As we grow older we experience change in almost all areas of our lives. Many are relatively insignificant and most of us learn to roll with the flow. We call the additional lines on our faces laughter lines or the grey hairs amassing on our heads silver, (that’s assuming we are lucky and they have not simply abandoned ship!) I have even heard tell; that a keg is better than a six-pack!
Perhaps the one change that is hardest to adapt to is loss, particularly of a friend. Richard Bach, a man who, through his books, helped shaped my childhood mind, once wrote;
"Don't be dismayed by good-byes. A farewell is necessary before you can meet again. And meeting again, after moments or lifetimes, is certain for those who are friends."
I was thinking about loss as I sat in the cliff top tea garden at Icart eating a rum and raisin ice cream. In my mind’s eye I saw the faces of a number of friends whom I have lost over the years. The first being a friend at school who I can still see doing beautiful somersaults from the school diving board. Then there were the images of Service friends lost both in the UK and overseas. I realised that I really do believe that I will meet with them again and that whilst I really miss their camaraderie, I am able to look back on the times we shared with joy.

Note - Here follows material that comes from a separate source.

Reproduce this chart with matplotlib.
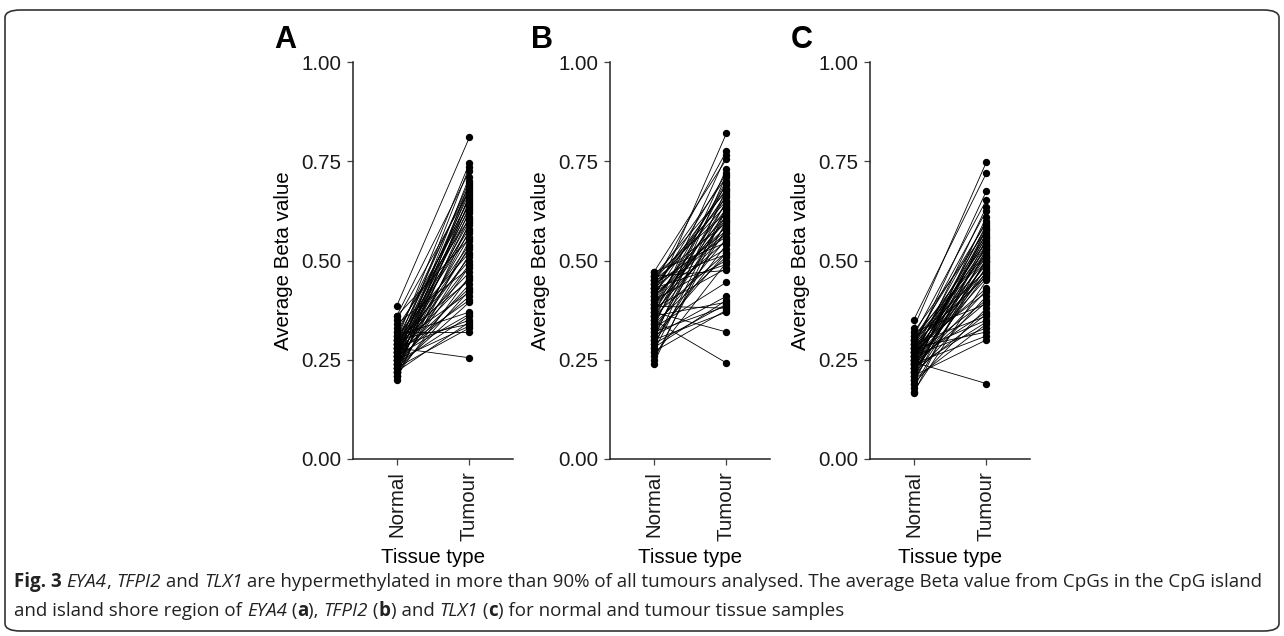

I then took to thinking about the loss of mobility I have suffered during the last three years. I realised that this dominates almost every waking moment of my life. At first the comparison between loss of life and the loss of mobility, made me feel extremely selfish. Here was I eating rum and raisin ice cream in a beautiful garden feeling self-pity when others had lost their lives, what sort of person was I?
After a short bout of self-flagellation I realised that the loss I feel most is the loss of freedom. Naturally this made me think of people like Nelson Mandela, John McCarthy and Chris Moon. Each of these men had faced loss of freedom and come through it seemingly stronger.
I remembered reading that while incarcerated on Robben Island prison Nelson Mandela was empowered by the message of self-mastery contained in the poem ""Invictus"" written by the English poet William Ernest Henley. The last two lines of this poem are;
“I am the master of my fate:
I am the captain of my soul.”
John McCarthey wrote that during his captivity he benefitted from coming to terms with the fact that he had entered a world where the past didn’t exist. As a professional speaker he also identifies the importance of standing up to a foe and keeping the mind alert.
Chris Moon a friend of mine at Sandhurst, was kidnapped by the Khmer Rouge and later, in a separate incident in Mozambique, lost his right lower leg and right hand when he trod on a land mine. A motivational speaker now he stresses the importance of; not becoming a victim, maintaining the ability to reason, focusing on the positives and opportunities and perhaps most importantly not being beaten by the limits we put on ourselves.
The ice cream was now long gone, my way forward has been made clearer; summed up by wisdom of three incredible men. Don’t be a victim, don’t dwell on the past, I am the master of my fate and the captain of my soul and look for and make the most of opportunities.
I then thought of my own poem ‘Where The Sea Meets The Clouds (Turmoil)’ which I wrote in 2003 and blogged only 2 weeks ago. The final line of which is;
“and beyond it, the horizon is clear, for those who wish to see it.”
I guess having taken the first step the challenge now is to put my foot on the second rung of the ladder.
My poem for today is about the loss of Otto, our Bernese Mountain dog, a close friend whom I look forward to meeting again.
There’s a hole at my feet,
It used to be filled by my friend
He’d lie there and wait ‘til I tried to step over,
Then stand and watch me contend.
There’s a hole at my feet where he should be.
There’s a hole at my elbow,
It used to be filled by his nose
He’d wait and he’d wait then just as I ate
He’d knock me and soil my clothes
There’s a hole at my elbow where he should be.
There’s a hole in my heart,
It used to be filled with his love
He’d lie down beside me just for a hug
And cover me up like some black furry rug
There’s a hole in my heart where he should be.
There’s a hole in my mind,
Which is filled with my friend
He lies there and waits ‘til I step over,
And then we’ll be whole and happy and free
And roam in the heavens just him and me.